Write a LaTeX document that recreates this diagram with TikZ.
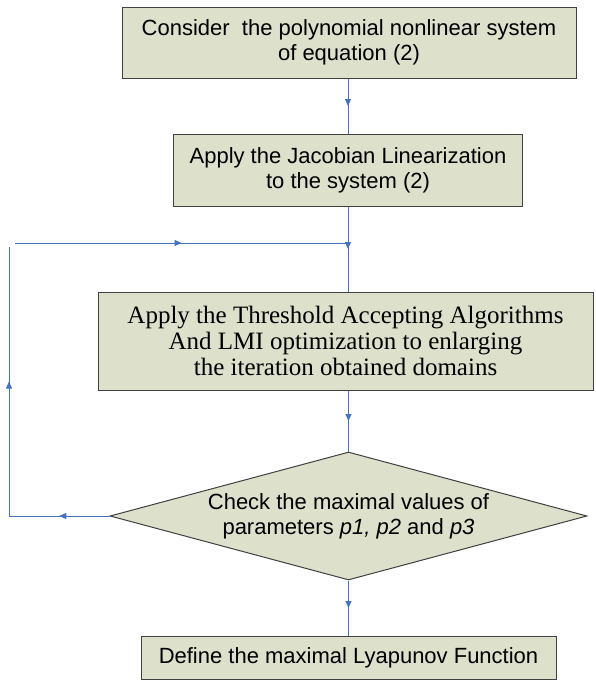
\documentclass[tikz,border=0pt]{standalone}
\usepackage{fontspec}
\setmainfont{Liberation Serif}
\setsansfont{Liberation Sans}
\usetikzlibrary{shapes.geometric,decorations.markings,arrows.meta}
\definecolor{boxfill}{HTML}{DDE0CB}
\definecolor{flowblue}{HTML}{4472C4}

\begin{document}
\begin{tikzpicture}[x=1pt,y=-1pt,
    box/.style={draw=black!75,line width=1pt,fill=boxfill,rectangle,align=center,inner sep=0pt,
      font=\sffamily\fontsize{22}{25}\selectfont},
    decision/.style={box,diamond,shape aspect=3.73},
    flow/.style={draw=flowblue,color=flowblue,line width=.9pt,postaction={decorate},
      decoration={markings,mark=at position .5 with {\arrow{Triangle[length=7pt,width=6pt]}}}}]
  \useasboundingbox (0,0) rectangle (595,680);
  \node [box,minimum width=454pt,minimum height=71pt] (cons) at (349,42.5)
    {Consider\ \ the polynomial nonlinear system\\of equation (2)};
  \node [box,minimum width=349pt,minimum height=72pt] (jac) at (348,170)
    {Apply the Jacobian Linearization\\to the system\ (2)};
  \node [box,minimum width=495pt,minimum height=98pt,font=\rmfamily\fontsize{25}{26}\selectfont] (ta) at (345.5,341)
    {Apply the Threshold Accepting Algorithms\\And LMI optimization to enlarging\\the iteration obtained domains};
  \node [decision,minimum width=477pt,minimum height=128pt] (chk) at (348.5,516)
    {Check the maximal values of\\parameters \textit{p1,} \textit{p2} and \textit{p3}};
  \node [box,minimum width=415pt,minimum height=43pt] (lyap) at (348.5,657.5)
    {Define the maximal Lyapunov Function};
  \coordinate (fbl) at (9,516);
  \coordinate (fbt) at (9,247);
  \coordinate (fbs) at (15,243);
  \coordinate (join) at (348,243);
  \draw [flow] (cons.south -| jac.north) -- (jac.north);
  \draw [flow] (jac.south) -- (jac.south |- ta.north);
  \draw [flow] (ta.south -| chk.north) -- (chk.north);
  \draw [flow] (chk.south) -- (lyap.north);
  \draw [flow] (chk.west) -- (fbl);
  \draw [flow] (fbl) -- (fbt);
  \draw [flow] (fbs) -- (join);
\end{tikzpicture}
\end{document}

============================================================

JOB | Where a line of the material above holds the string "with", copy that line.

REPLY |
Write a LaTeX document that recreates this diagram with TikZ.
      decoration={markings,mark=at position .5 with {\arrow{Triangle[length=7pt,width=6pt]}}}}]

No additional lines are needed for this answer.